Urteil im Dieselverfahren: BGH bejaht Schadensersatzansprüche

Dieselfahrer, die unwissentlich ein Fahrzeug mit sogenanntem Thermofenster gekauft haben, können Anspruch auf Schadensersatz in Zukunft auch wegen Fahrlässigkeit seitens des Autoherstellers geltend machen. Dieses Urteil fällte der Bundesgerichtshof (BGH) am 26. Juni 2023 in Karlsruhe im Anschluss an die Entscheidung des Gerichtshofs der Europäischen Union (EuGH) vom 21. März 2023. Das Urteil des BGH hat weitreichend Folgen für zahlreiche anhängige Dieselverfahren.

Fast acht Jahre nach Aufkommen des Diesel-Abgasskandals senkte der BGH am 26.06.2023 mit einem neuen Urteilsspruch in Bezug auf illegale Abschalteinrichtungen wie etwa Thermofenster die Hürde für Schadensersatzansprüche. Dieselkäufer, die ohne ihr Wissen ein Auto erwarben, in dem ein Thermofenster installiert wurde, haben fortan auch dann Anspruch auf eine Schadensersatzzahlung, wenn Autoherstellern fahrlässiges Handeln nachgewiesen werden kann. Der Entschluss revidierte drei vorhergehende Urteile, in denen Gerichte mehrere Klagen von Autofahrern gegen große Hersteller wie VW abgewiesen hatten.

Für zukünftige Dieselverfahren bedeutet das BGH-Urteil einen Umschlag der bisherigen Rechtssprechung zugunsten der Geschädigten. Autokäufern gestand der BGH einen Schadenausgleich bisher ausschließlich bei einer nachweislich “vorsätzlichen und sittenwidrigen Schädigung” seitens des Autoherstellers zu. Dies hatten die Gerichte bisher nur beim VW-Motor-EA189 befunden, nicht aber im Fall von Thermofenstern.
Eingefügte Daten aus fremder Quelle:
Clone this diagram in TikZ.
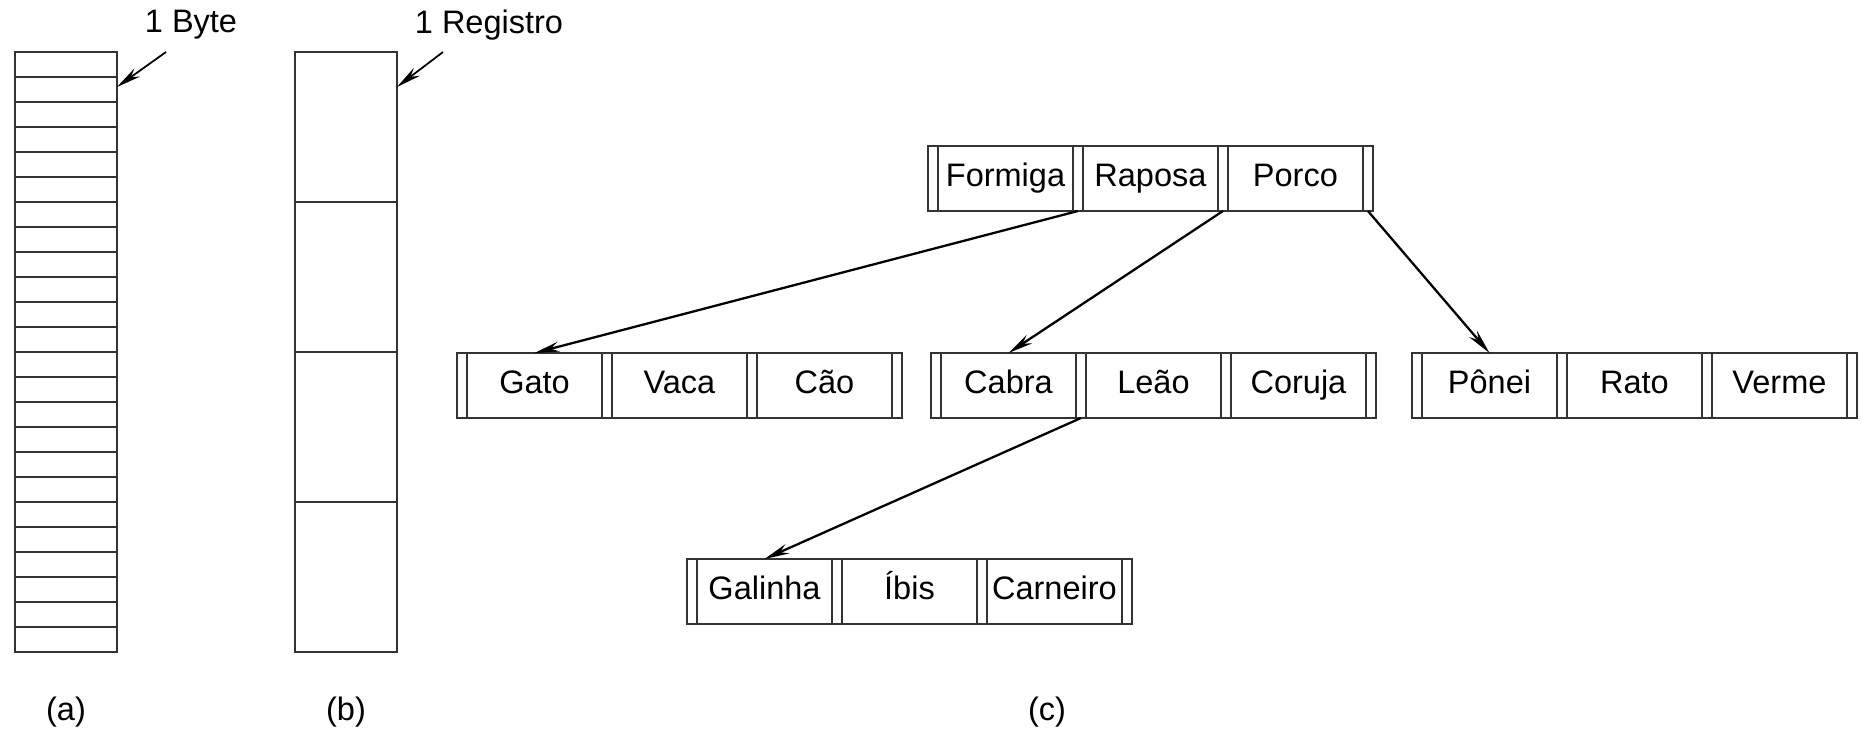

Gemäß der Urteilsgründe sei Dieselbesitzern ein pauschaler Ausgleich in Höhe des Wertverlustes zu gewähren, der diesen durch den Autokauf entstanden ist. Die Entscheidung über die genaue Zahlungshöhe obliege dem Grundsatz der Verhältnismäßigkeit. Weiterhin heißt es:

„Dem einzelnen Käufer ist daher stets und ohne, dass das Vorhandensein eines Schadens als solches mittels eines Sachverständigengutachtens zu klären wäre oder durch ein Sachverständigengutachten in Frage gestellt werden könnte, ein Schadensersatz in Höhe von wenigstens 5% und höchstens 15% des gezahlten Kaufpreises zu gewähren.“

Pressemitteilung des Bundesgerichtshofs vom 26.06.2023

Die genaue Festlegung diesbezüglich unterliege hierbei der Entscheidungsverfügung des zuständigen Tatrichters. Der finanzielle Ausgleich werde gezahlt, weil das Auto möglicherweise stillgelegt werden müsse.